Andrea M Baley August 26, 2023

Friend / Daughters aunt Madison , Wisconsin

This is a huge loss. Sara had nothing but goodness in her heart. she treated people w/ kindness in every interaction. She deserved to be here , she enjoyed life and she was a light. Her death ihas left me just numb, Sars deserved to be around for he children & grand babies . She found joy in others happiness and this is a heartbreaking loss. Cody & Brooklyn , I look forward to seeing you but I may not let u go from a hug because this feels impossible to process and I'm so sorry you lost your mother. Sara was such a light in my daughters childhood and cherished friend . Sara gave all those kids the world and always made a memorable day for the kids. She loved gifting kids , she was a light and she always shared that light . Much love to Doug & Vicki & Bill. Love you all.

Ashlee Schram September 03, 2023

Niece Madison , Wisconsin

Sara was a great person and an amazing aunt. She was always so full of fun and love. The last thing she talked about with me was her kids and how proud she was of them and how much she loved them. She talked about her dad and Bill and how much they meant to her. With Sara, we talked about loss a lot whenever I needed her support and the best thing she ever told me was “love harder and forgive more often because life is so short.” I carry those words with me each and every day. I pray for all the friends and family of sara who are suffering this loss. Where there is grief, there is love.

Colleen Howes September 20, 2023

friend of family Marquette , Michigan

Heartfelt sympathy for your loss. Now you have an angel ‘up there’ looking out for you. Love transcends space and time.
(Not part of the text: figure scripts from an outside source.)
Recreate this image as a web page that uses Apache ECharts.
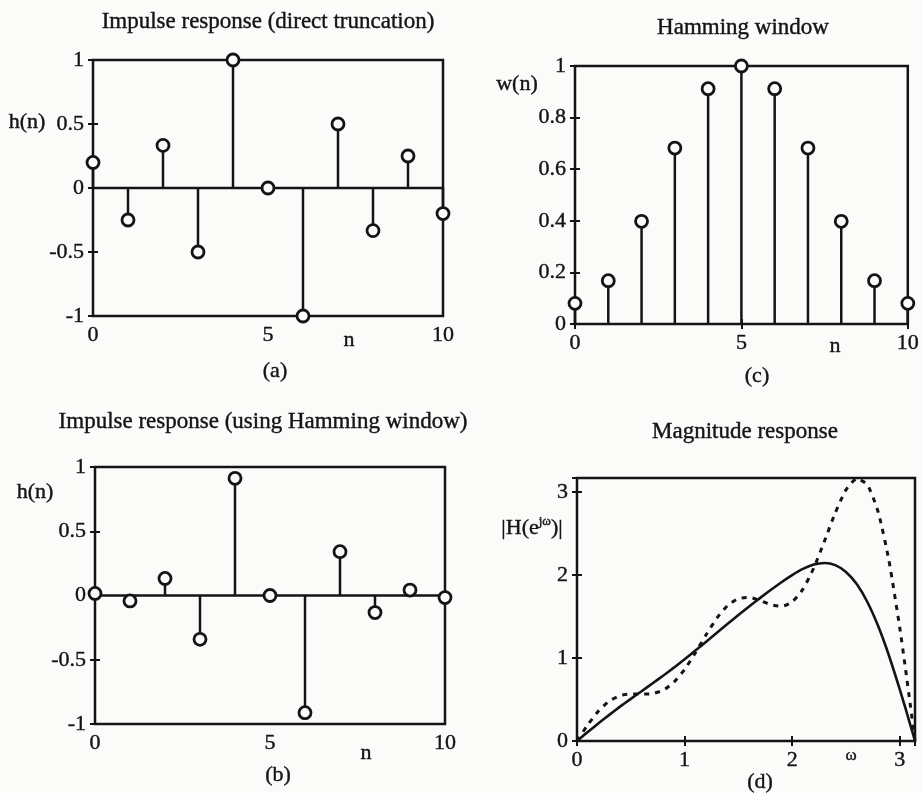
<!DOCTYPE html>
<html>
<head>
<meta charset="utf-8">
<script src="https://cdn.jsdelivr.net/npm/echarts@6/dist/echarts.min.js"></script>
<style>
html,body{margin:0;padding:0;background:#fbfbfa;}
#chart{width:922px;height:793px;}
</style>
</head>
<body>
<div id="chart"></div>
<script>
// ---- data ----
const n = [0, 1, 2, 3, 4, 5, 6, 7, 8, 9, 10];
const hTrunc = [0.2, -0.25, 0.333, -0.5, 1, 0, -1, 0.5, -0.333, 0.25, -0.2];
const wHamming = [0.08, 0.168, 0.398, 0.682, 0.912, 1, 0.912, 0.682, 0.398, 0.168, 0.08];
const hHamming = [0.016, -0.042, 0.133, -0.341, 0.912, 0, -0.912, 0.341, -0.133, 0.042, -0.016];
const omega = [0, 0.1, 0.2, 0.3, 0.4, 0.5, 0.6, 0.7, 0.8, 0.9, 1.0, 1.1, 1.2, 1.3, 1.4, 1.5, 1.6,
  1.7, 1.8, 1.9, 2.0, 2.1, 2.2, 2.3, 2.4, 2.5, 2.6, 2.7, 2.8, 2.9, 3.0, 3.05, 3.1, 3.1416];
const magRect = [0, 0.195, 0.362, 0.482, 0.547, 0.567, 0.565, 0.571, 0.612, 0.708, 0.863, 1.062,
  1.280, 1.481, 1.633, 1.717, 1.731, 1.694, 1.643, 1.623, 1.677, 1.830, 2.084, 2.409, 2.749,
  3.027, 3.162, 3.086, 2.757, 2.171, 1.365, 0.901, 0.415, 0];
const magHam = [0, 0.108, 0.213, 0.315, 0.414, 0.508, 0.600, 0.693, 0.787, 0.884, 0.985, 1.090,
  1.197, 1.305, 1.412, 1.518, 1.621, 1.722, 1.820, 1.914, 2.000, 2.074, 2.126, 2.145, 2.120,
  2.038, 1.891, 1.672, 1.382, 1.028, 0.623, 0.407, 0.186, 0];
const yTicksH = ['-1', '-0.5', '0', '0.5', '1'];
const yTicksW = ['0', '0.2', '0.4', '0.6', '0.8', '1'];
const xTicksN = ['0', '5', '10'];
const yTicksM = ['0', '1', '2', '3'];

const ink = '#141414';
const paper = '#fbfbfa';
const font = '"Liberation Serif", "Times New Roman", serif';
const fs = 22;
const tfs = 23;

const chart = echarts.init(document.getElementById('chart'));

const grids = [
  {left: 93, top: 60, width: 350, height: 256},   // (a)
  {left: 575, top: 66, width: 338, height: 258},  // (c)
  {left: 95, top: 467, width: 350, height: 257},  // (b)
  {left: 577, top: 478, width: 338, height: 263}  // (d)
].map(g => Object.assign({show: true, borderColor: ink, borderWidth: 2.5, backgroundColor: 'transparent'}, g));

function pairs(xs, ys) { return xs.map((x, i) => [x, ys[i]]); }

const labelStyle = {color: ink, fontFamily: font, fontSize: fs, textBorderColor: ink, textBorderWidth: 0.4};

function xAx(gi, min, max, interval, show, pos) {
  return {
    type: 'value', gridIndex: gi, min, max, interval, position: pos,
    axisLine: {show: false},
    axisTick: {show: true, inside: true, length: 5, lineStyle: {color: ink, width: 2}},
    splitLine: {show: false},
    axisLabel: Object.assign({show: show, margin: 8,
      formatter: v => (Math.abs(v - Math.round(v)) < 1e-9 ? String(Math.round(v)) : '')}, labelStyle)
  };
}
function yAx(gi, min, max, interval, show, pos, labels) {
  return {
    type: 'value', gridIndex: gi, min, max, interval, position: pos,
    axisLine: {show: false},
    axisTick: {show: true, inside: true, length: 5, lineStyle: {color: ink, width: 2}},
    splitLine: {show: false},
    axisLabel: Object.assign({show: show, margin: 9,
      formatter: v => {
        const s = labels.find(l => Math.abs(parseFloat(l) - v) < 1e-9);
        return s === undefined ? '' : s;
      }}, labelStyle)
  };
}

const xAxes = [
  xAx(0, 0, 10, 5, true, 'bottom'), xAx(0, 0, 10, 5, false, 'top'),
  xAx(1, 0, 10, 5, true, 'bottom'), xAx(1, 0, 10, 5, false, 'top'),
  xAx(2, 0, 10, 5, true, 'bottom'), xAx(2, 0, 10, 5, false, 'top'),
  xAx(3, 0, 3.1416, 1, true, 'bottom'), xAx(3, 0, 3.1416, 1, false, 'top')
];
const yAxes = [
  yAx(0, -1, 1, 0.5, true, 'left', yTicksH), yAx(0, -1, 1, 0.5, false, 'right', yTicksH),
  yAx(1, 0, 1, 0.2, true, 'left', yTicksW), yAx(1, 0, 1, 0.2, false, 'right', yTicksW),
  yAx(2, -1, 1, 0.5, true, 'left', yTicksH), yAx(2, -1, 1, 0.5, false, 'right', yTicksH),
  yAx(3, 0, 3.17, 1, true, 'left', yTicksM), yAx(3, 0, 3.17, 1, false, 'right', yTicksM)
];
[0, 2, 4].forEach(i => { xAxes[i].axisLabel.formatter = v => (xTicksN.indexOf(String(v)) >= 0 ? String(v) : ''); });

function stemSeries(axisIdx, ys, baseline) {
  const data = pairs(n, ys);
  const out = [{
    type: 'custom', xAxisIndex: axisIdx, yAxisIndex: axisIdx, data, clip: false, z: 3,
    renderItem: (params, api) => {
      const p0 = api.coord([api.value(0), 0]);
      const p1 = api.coord([api.value(0), api.value(1)]);
      return {type: 'line', shape: {x1: p0[0], y1: p0[1], x2: p1[0], y2: p1[1]},
        style: {stroke: ink, lineWidth: 2.5}};
    }
  }, {
    type: 'scatter', xAxisIndex: axisIdx, yAxisIndex: axisIdx, data, clip: false, z: 5,
    symbol: 'circle', symbolSize: 12,
    itemStyle: {color: paper, borderColor: ink, borderWidth: 2.8, opacity: 1}
  }];
  if (baseline) {
    out.push({
      type: 'line', xAxisIndex: axisIdx, yAxisIndex: axisIdx, data: [[0, 0], [10, 0]],
      showSymbol: false, symbol: 'none', z: 2, lineStyle: {color: ink, width: 2.5}
    });
  }
  return out;
}

const series = [].concat(
  stemSeries(0, hTrunc, true),
  stemSeries(2, wHamming, false),
  stemSeries(4, hHamming, true),
  [{
    type: 'line', xAxisIndex: 6, yAxisIndex: 6, data: pairs(omega, magRect), showSymbol: false,
    smooth: 0.2, clip: false, z: 3, lineStyle: {color: ink, width: 3, type: [5, 6]}
  }, {
    type: 'line', xAxisIndex: 6, yAxisIndex: 6, data: pairs(omega, magHam), showSymbol: false,
    smooth: 0.2, clip: false, z: 4, lineStyle: {color: ink, width: 2.6}
  }]
);

const tx = (x, y, text, size, extra) => ({type: 'text', x, y, silent: true,
  style: Object.assign({text, fill: ink, font: (size || fs) + 'px ' + font, align: 'center', verticalAlign: 'middle',
    stroke: ink, lineWidth: 0.4}, extra || {})});

const graphic = [
  tx(268, 22, 'Impulse response (direct truncation)', tfs),
  tx(743, 28, 'Hamming window', tfs),
  tx(263, 422, 'Impulse response (using Hamming window)', tfs),
  tx(745, 432, 'Magnitude response', tfs),
  tx(275, 371, '(a)'),
  tx(757, 376, '(c)'),
  tx(278, 775, '(b)'),
  tx(760, 782, '(d)'),
  tx(349, 340, 'n'),
  tx(835, 346, 'n'),
  tx(366, 753, 'n'),
  tx(851, 756, 'ω', 17),
  tx(27, 122, 'h(n)'),
  tx(35, 492, 'h(n)'),
  tx(517, 84, 'w(n)'),
  {type: 'text', x: 532, y: 528, silent: true,
    style: {text: '|H(e{s|jω})|', fill: ink, font: fs + 'px ' + font, align: 'center', verticalAlign: 'middle',
      stroke: ink, lineWidth: 0.4,
      rich: {s: {fontSize: 13, fontFamily: font, verticalAlign: 'top', padding: [0, 0, 12, 0]}}}}
];

chart.setOption({
  backgroundColor: paper,
  animation: false,
  grid: grids,
  xAxis: xAxes,
  yAxis: yAxes,
  series,
  graphic
});
</script>
</body>
</html>
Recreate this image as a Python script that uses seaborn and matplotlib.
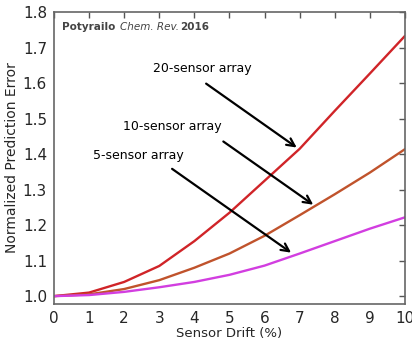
import numpy as np
import pandas as pd
import matplotlib
matplotlib.use("Agg")
import matplotlib.pyplot as plt
import seaborn as sns

# values
drift = [0, 1, 2, 3, 4, 5, 6, 7, 8, 9, 10]
err_20 = [1.0, 1.01, 1.04, 1.085, 1.155, 1.235, 1.325, 1.415, 1.522, 1.627, 1.733]
err_10 = [1.0, 1.005, 1.02, 1.045, 1.08, 1.12, 1.17, 1.228, 1.287, 1.348, 1.414]
err_5 = [1.0, 1.003, 1.012, 1.025, 1.04, 1.06, 1.086, 1.12, 1.155, 1.19, 1.222]
series = ["20-sensor array", "10-sensor array", "5-sensor array"]
colors = ["#d02428", "#c0532c", "#d23ee0"]

df = pd.concat([
    pd.DataFrame({"drift": drift, "err": e, "array": s})
    for e, s in zip([err_20, err_10, err_5], series)
])

sns.set_theme(style="white")
plt.rcParams['font.family'] = ['DejaVu Sans']

fig = plt.figure(figsize=(4.12, 3.45), dpi=100)
ax = fig.add_axes([0.131, 0.119, 0.852, 0.846])
sns.lineplot(data=df, x="drift", y="err", hue="array", palette=colors,
             linewidth=1.7, legend=False, ax=ax)

ax.set_xlim(0, 10)
ax.set_ylim(0.978, 1.8)
ax.set_xticks(range(0, 11))
ax.set_yticks([1.0, 1.1, 1.2, 1.3, 1.4, 1.5, 1.6, 1.7, 1.8])
ax.set_yticklabels(["1.0", "1.1", "1.2", "1.3", "1.4", "1.5", "1.6", "1.7", "1.8"])
ax.tick_params(direction="in", top=True, right=True, length=4, width=1,
               color="#555555", labelsize=11, pad=5)
for sp in ax.spines.values():
    sp.set_color("#666666")
    sp.set_linewidth(1.2)
ax.set_xlabel("Sensor Drift (%)", fontsize=9.5, labelpad=1)
ax.set_ylabel("Normalized Prediction Error", fontsize=10, labelpad=3)

# citation, pieces chained one after another
t1 = ax.text(0.023, 0.949, "Potyrailo", transform=ax.transAxes, fontsize=7.5,
             fontweight="bold", color="#444444", va="center")
t2 = ax.annotate("Chem. Rev.", xy=(1, 0.5), xycoords=t1, xytext=(3, 0),
                 textcoords="offset points", fontsize=7.5, style="italic",
                 color="#444444", va="center")
ax.annotate("2016", xy=(1, 0.5), xycoords=t2, xytext=(1, 0),
            textcoords="offset points", fontsize=7.5, fontweight="bold",
            color="#444444", va="center")

# labels with arrows
arrows = [
    ("20-sensor array", (2.82, 1.642), (6.98, 1.414), (4.27, 1.603)),
    ("10-sensor array", (1.97, 1.479), (7.45, 1.253), (4.76, 1.44)),
    ("5-sensor array", (1.11, 1.397), (6.82, 1.118), (3.3, 1.363)),
]
for label, pos, tip, start in arrows:
    ax.text(pos[0], pos[1], label, fontsize=9, color="black", va="center")
    ax.annotate("", xy=tip, xytext=start,
                arrowprops=dict(arrowstyle="->", color="black", lw=1.6,
                                mutation_scale=14))

fig.savefig("out.png", dpi=100)
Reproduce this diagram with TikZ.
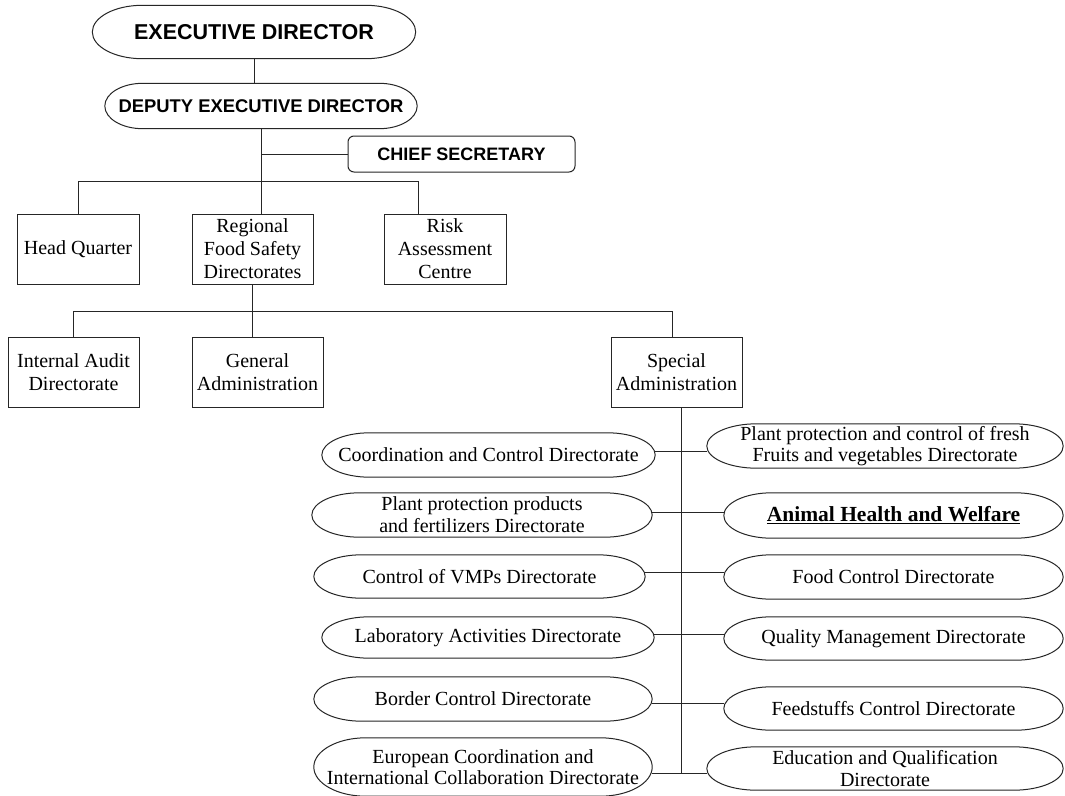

Kimberly Parker January 22, 2024

… Friend of Sara and her family Goodlettsville , Tennessee

I had a dream about you last night. This morning drinking coffee, I “ googled” your name… hoping to maybe run across a email for you. What I found was the last thing id ever think to see. I can’t even articulate my feelings at this point…I can’t believe what I am reading. Your gone.. from our world. Oh Sara Beara, the memories I have of you will always last forever. The last time I spoke to you, you had just had your baby girl. Im sure if she isn’t a adult already, shes pretty close. … You always were Bretts cool older sister, and then you were my friend, not just Bretts “ cool” sister. ..Bill—Im So sorry for this immense loss. I cant even imagine or grasp any of this. To Vicki, this is not even fathomable to me. As Moms, we are not “ supposed “ to out live our children… but life is like that and we just never know.. My heart is just deeply heavy thinking of you tonight,. Of your whole family and of Sara’s kids, of the love of her life, Bill. Im so sorry yall. Brett, Im sorry, I dont even know what to say. Your sister was the best, she was mad , crazy, beautiful, cool and I loved her and will never forget the Memories Of her. … Angels have to be real or something… I didnt even know she was gone. I googled her with intentions to catch up on life. Rest In Peace my sweet sister. Thank you for your friendship over our life time.❤️❤️❤️ love you Big Sara Jo!!!!